## Direction
Repeat only the lines running from the beginning of the material through the line that contains "60, 63, 62]".

---------- Data lines ----------

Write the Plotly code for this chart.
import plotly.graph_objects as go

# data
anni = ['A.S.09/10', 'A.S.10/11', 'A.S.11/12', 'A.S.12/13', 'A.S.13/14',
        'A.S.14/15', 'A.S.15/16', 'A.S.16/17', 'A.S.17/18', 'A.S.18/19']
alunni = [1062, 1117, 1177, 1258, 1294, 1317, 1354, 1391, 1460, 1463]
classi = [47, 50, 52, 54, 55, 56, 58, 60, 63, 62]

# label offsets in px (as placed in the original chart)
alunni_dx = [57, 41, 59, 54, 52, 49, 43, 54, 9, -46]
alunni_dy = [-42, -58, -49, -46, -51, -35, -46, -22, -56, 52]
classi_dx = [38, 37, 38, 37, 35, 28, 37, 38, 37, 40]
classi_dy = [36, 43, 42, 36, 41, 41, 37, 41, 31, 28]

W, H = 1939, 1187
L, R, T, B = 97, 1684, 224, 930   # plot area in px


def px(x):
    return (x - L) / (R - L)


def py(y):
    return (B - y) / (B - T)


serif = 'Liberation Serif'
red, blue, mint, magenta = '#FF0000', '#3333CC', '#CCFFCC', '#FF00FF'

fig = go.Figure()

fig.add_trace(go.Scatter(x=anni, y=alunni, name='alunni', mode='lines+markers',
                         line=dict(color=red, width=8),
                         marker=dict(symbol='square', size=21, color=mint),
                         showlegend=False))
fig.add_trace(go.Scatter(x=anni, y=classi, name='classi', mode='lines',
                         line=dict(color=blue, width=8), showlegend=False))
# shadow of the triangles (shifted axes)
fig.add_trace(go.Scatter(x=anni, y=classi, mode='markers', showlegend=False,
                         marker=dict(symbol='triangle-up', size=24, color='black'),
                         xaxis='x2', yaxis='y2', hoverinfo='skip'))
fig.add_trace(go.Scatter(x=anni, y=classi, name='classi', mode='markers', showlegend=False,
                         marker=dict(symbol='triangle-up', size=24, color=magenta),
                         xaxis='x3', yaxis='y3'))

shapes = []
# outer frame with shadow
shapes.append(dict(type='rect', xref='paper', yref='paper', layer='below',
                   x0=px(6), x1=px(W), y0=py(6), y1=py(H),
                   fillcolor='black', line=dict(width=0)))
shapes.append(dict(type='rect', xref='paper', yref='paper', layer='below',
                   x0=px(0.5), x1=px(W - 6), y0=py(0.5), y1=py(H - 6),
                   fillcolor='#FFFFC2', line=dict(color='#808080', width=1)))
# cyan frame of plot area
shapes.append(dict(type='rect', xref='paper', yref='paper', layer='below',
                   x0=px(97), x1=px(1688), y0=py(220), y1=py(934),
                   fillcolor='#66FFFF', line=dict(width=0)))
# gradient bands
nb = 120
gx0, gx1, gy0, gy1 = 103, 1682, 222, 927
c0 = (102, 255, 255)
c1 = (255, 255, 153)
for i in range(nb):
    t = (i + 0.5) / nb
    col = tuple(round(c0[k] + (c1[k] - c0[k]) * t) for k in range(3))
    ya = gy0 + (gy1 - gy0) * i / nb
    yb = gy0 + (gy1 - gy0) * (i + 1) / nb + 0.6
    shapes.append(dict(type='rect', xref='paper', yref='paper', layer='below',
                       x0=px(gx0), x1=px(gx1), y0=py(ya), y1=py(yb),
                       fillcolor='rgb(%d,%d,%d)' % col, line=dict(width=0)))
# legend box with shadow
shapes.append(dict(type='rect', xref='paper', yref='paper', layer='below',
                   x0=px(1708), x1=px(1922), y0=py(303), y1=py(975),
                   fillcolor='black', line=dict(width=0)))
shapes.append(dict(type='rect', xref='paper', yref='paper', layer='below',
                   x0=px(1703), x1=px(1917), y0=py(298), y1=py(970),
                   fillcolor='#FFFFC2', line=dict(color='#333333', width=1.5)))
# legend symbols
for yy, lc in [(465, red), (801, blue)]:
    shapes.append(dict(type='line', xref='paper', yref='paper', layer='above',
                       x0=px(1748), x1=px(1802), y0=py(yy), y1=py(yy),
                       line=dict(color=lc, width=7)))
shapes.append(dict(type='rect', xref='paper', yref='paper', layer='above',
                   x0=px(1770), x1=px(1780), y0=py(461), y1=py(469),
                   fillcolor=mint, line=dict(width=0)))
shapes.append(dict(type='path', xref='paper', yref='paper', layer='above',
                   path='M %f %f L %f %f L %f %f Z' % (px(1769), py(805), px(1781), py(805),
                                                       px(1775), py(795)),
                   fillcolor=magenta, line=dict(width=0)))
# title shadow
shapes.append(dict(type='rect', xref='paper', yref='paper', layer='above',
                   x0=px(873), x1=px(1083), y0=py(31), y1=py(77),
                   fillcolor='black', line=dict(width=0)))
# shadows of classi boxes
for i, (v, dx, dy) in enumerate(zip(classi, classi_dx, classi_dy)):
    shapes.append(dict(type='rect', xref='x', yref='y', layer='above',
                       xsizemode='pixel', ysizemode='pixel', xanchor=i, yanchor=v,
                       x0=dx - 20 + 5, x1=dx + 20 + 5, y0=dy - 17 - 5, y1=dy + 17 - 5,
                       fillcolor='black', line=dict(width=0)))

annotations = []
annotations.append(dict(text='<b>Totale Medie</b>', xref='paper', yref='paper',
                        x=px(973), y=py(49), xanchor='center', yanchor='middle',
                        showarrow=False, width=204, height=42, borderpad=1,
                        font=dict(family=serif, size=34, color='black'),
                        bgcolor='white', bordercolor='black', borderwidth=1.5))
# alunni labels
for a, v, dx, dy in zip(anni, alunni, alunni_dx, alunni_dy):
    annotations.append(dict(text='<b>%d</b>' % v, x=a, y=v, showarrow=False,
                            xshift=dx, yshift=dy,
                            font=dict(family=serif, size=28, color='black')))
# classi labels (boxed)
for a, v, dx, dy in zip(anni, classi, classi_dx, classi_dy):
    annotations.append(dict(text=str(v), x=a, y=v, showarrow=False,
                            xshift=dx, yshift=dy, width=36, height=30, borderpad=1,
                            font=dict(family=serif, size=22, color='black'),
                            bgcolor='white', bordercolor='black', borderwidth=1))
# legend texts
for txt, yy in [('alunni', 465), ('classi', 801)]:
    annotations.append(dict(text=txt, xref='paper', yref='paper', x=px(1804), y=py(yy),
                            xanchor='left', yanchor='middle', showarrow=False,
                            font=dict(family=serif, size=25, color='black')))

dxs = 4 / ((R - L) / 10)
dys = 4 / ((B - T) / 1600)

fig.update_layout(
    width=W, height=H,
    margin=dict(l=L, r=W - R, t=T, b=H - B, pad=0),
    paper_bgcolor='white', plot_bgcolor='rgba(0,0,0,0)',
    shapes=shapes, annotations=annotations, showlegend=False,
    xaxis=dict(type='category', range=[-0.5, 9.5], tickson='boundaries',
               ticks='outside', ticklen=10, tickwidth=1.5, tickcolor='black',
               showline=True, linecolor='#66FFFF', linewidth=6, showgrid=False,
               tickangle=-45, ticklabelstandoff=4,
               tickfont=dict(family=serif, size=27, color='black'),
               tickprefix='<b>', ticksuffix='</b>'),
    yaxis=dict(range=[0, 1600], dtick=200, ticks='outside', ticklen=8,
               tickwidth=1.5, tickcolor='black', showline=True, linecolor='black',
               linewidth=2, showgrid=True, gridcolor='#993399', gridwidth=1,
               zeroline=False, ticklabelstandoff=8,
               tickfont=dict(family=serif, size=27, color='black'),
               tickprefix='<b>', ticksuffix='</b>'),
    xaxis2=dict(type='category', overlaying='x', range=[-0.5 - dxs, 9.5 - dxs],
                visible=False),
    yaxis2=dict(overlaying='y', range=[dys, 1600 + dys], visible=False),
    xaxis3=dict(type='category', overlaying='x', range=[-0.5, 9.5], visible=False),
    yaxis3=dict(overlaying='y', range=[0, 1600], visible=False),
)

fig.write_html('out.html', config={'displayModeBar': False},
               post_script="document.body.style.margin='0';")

----------

## Exercise output
Write the Plotly code for this chart.
import plotly.graph_objects as go

# data
anni = ['A.S.09/10', 'A.S.10/11', 'A.S.11/12', 'A.S.12/13', 'A.S.13/14',
        'A.S.14/15', 'A.S.15/16', 'A.S.16/17', 'A.S.17/18', 'A.S.18/19']
alunni = [1062, 1117, 1177, 1258, 1294, 1317, 1354, 1391, 1460, 1463]
classi = [47, 50, 52, 54, 55, 56, 58, 60, 63, 62]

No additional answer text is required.